No entanto, apesar de os homens assumirem cada vez mais um papel ativo na criação dos filhos, muitas mulheres ainda sentem que o peso da responsabilidade de criá-los recai somente sobre os ombros dela. Sendo assim, frente a alguma dificuldade apresentada pelos filhos, como ir mal na escola ou uso de drogas, as mães - principalmente as que têm carreira profissional - podem ser tomadas pelo sentimento de culpa. No discurso coletivo, a chamada "culpa materna" já foi exclamada em dois extremos.
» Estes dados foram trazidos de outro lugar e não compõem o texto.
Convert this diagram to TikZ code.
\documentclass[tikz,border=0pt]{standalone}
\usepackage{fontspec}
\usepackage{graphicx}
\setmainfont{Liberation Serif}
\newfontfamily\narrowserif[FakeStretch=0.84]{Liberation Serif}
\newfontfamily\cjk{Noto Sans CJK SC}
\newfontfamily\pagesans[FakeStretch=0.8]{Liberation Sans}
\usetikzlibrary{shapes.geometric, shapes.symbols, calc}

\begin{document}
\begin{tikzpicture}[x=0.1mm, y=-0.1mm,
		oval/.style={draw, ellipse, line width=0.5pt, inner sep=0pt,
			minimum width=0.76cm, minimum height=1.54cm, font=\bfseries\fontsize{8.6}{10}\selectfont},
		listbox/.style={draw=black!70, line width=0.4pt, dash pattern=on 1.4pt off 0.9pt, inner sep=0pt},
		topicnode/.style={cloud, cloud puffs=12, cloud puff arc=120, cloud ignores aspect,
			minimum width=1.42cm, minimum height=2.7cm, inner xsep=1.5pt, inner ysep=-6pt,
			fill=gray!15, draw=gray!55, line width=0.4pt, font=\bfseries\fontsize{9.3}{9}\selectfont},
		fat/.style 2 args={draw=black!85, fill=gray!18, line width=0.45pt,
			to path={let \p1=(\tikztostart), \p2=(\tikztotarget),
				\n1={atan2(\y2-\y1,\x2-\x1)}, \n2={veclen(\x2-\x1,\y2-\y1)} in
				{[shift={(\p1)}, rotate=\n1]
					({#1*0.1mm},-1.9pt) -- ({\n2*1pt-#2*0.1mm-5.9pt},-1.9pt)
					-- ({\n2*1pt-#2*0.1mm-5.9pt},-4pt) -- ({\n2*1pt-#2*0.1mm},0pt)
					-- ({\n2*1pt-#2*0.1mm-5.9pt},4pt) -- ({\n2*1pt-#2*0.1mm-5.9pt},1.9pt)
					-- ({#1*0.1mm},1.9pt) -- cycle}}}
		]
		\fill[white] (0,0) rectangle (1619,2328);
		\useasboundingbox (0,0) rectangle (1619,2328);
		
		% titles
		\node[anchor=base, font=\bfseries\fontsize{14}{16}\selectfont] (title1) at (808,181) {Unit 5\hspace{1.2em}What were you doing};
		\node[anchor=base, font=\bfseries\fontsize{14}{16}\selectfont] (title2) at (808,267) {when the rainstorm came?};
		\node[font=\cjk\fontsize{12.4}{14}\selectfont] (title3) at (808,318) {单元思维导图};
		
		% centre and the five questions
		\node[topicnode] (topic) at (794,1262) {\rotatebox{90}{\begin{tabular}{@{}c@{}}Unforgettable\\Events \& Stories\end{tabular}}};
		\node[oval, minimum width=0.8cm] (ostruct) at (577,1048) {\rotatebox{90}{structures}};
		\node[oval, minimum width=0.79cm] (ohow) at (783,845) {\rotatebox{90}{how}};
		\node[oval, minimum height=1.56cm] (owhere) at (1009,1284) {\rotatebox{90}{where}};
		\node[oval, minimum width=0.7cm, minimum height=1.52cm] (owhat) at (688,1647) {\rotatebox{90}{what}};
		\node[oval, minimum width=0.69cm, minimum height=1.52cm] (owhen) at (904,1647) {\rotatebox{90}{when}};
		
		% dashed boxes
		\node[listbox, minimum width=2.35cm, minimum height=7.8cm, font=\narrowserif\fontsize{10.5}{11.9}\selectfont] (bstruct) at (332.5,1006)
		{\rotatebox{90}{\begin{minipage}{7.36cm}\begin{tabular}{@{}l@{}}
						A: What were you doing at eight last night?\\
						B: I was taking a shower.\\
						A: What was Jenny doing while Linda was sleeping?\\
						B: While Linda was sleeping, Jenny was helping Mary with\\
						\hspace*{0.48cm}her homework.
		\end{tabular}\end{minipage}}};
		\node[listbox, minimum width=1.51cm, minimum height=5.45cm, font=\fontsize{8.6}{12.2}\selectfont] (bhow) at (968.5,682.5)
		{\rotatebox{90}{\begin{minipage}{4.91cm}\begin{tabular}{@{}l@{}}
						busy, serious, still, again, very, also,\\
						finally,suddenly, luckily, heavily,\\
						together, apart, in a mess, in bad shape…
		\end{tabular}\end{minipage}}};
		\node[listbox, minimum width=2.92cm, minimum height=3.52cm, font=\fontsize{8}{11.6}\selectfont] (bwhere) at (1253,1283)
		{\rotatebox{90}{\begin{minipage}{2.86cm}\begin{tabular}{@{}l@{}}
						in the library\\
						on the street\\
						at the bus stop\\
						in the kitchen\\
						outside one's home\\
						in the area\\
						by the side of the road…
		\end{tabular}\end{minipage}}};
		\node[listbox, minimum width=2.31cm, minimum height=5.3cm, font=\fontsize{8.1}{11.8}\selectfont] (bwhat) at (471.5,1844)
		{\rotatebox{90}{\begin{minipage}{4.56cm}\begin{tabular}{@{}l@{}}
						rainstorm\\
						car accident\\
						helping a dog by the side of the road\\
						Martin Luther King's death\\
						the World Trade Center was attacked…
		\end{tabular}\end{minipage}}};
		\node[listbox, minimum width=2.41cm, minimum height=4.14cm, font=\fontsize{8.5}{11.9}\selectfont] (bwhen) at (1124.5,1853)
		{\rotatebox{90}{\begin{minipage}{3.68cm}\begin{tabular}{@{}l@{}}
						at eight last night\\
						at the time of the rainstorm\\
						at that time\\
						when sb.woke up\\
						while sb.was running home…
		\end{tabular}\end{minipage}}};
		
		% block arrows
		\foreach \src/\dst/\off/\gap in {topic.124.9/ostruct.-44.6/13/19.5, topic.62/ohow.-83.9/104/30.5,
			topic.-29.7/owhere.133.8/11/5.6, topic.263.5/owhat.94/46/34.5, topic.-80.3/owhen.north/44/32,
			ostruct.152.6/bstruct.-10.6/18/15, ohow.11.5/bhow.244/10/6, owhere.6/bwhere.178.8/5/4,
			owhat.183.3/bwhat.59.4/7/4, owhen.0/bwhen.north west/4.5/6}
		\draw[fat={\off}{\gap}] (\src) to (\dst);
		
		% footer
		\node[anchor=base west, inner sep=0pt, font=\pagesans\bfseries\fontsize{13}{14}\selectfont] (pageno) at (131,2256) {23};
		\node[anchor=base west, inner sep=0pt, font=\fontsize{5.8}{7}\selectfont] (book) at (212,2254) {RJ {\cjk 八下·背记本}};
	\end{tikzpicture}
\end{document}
Um deles a responsabiliza por todos os males: "a criança vai mal na escola porque a mãe não cuida do filho, só se preocupa consigo mesma". O outro extremo a isenta de qualquer responsabilidade: "as mulheres não devem se culpar - elas têm de ter vida própria. Não é culpa da mãe que a criança não tira boas notas ou apresenta comportamento inadequado; o problema é do sistema escolar que é repressivo e não permite que a criança se expresse livremente". Vale ressaltar que a culpa pode ser definida como o sentimento de ser responsável por algo ruim ou desagradável que ocorre com outra pessoa, pelo sofrimento do outro.
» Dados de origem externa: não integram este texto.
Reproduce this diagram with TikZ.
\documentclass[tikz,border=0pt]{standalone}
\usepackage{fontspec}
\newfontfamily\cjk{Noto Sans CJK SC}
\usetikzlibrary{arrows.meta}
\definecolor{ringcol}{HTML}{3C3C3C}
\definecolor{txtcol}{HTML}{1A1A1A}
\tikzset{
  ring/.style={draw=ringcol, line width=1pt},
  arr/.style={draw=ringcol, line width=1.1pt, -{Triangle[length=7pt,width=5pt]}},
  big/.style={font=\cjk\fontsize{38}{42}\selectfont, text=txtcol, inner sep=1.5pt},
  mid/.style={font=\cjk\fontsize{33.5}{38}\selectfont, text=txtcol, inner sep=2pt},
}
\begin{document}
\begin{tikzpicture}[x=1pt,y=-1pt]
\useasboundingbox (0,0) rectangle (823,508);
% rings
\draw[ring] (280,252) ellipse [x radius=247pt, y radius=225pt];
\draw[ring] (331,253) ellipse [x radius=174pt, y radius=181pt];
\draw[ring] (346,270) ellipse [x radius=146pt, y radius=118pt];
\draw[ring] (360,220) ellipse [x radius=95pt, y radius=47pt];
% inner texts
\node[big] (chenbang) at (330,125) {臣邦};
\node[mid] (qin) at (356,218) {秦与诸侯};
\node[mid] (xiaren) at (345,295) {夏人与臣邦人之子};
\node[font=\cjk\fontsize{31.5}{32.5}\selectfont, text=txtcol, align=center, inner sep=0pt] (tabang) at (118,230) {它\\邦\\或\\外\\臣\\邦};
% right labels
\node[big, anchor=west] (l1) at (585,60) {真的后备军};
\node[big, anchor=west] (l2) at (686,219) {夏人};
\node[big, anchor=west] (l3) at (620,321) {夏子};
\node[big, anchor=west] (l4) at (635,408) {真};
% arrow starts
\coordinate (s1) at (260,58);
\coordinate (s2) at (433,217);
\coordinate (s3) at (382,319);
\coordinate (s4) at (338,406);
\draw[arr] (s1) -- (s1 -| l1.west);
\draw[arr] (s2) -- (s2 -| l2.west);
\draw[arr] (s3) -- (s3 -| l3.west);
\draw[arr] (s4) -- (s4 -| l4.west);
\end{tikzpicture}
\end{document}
A culpa pode gerar consequências que consistem em compensações desequilibradas para favorecer a vítima do sofrimento. No caso das relações entre mães e filhos, sugere-se que nenhum dos dois exemplos seja considerado verdadeiro. É fato que a mulher desempenha inúmeros papéis, e ela não precisa se sentir culpada por todas as dificuldades dos filhos pelo fato de não desempenhar o papel materno com exclusividade.

No entanto, ser mãe implica se responsabilizar por condições suficientemente boas de higiene, educação, saúde e manejo de situações com as quais a criança é incapaz de lidar. Ressalte-se que não é necessário que este papel seja desempenhado com exclusividade pela mulher; no entanto, uma mãe não deveria se eximir da atribuição. Quando a culpa surgir em momentos confusos ou repletos de julgamentos internos e externos, a mãe deve ser capaz de inserir a palavra "responsabilidade" no contexto.

Naturalmente, seu papel está acoplado à responsabilidade, sim, mas ela não é a única responsável pelas dificuldades dos filhos. Desta maneira, acredita-se que o sentimento de culpa repetitivo, que prejudica o desenvolvimento de mulheres e crianças e muitas vezes é gerado pelo dilema trabalho x maternidade, pode ser transformado
em atitudes que promovam o desenvolvimento de mães e filhos.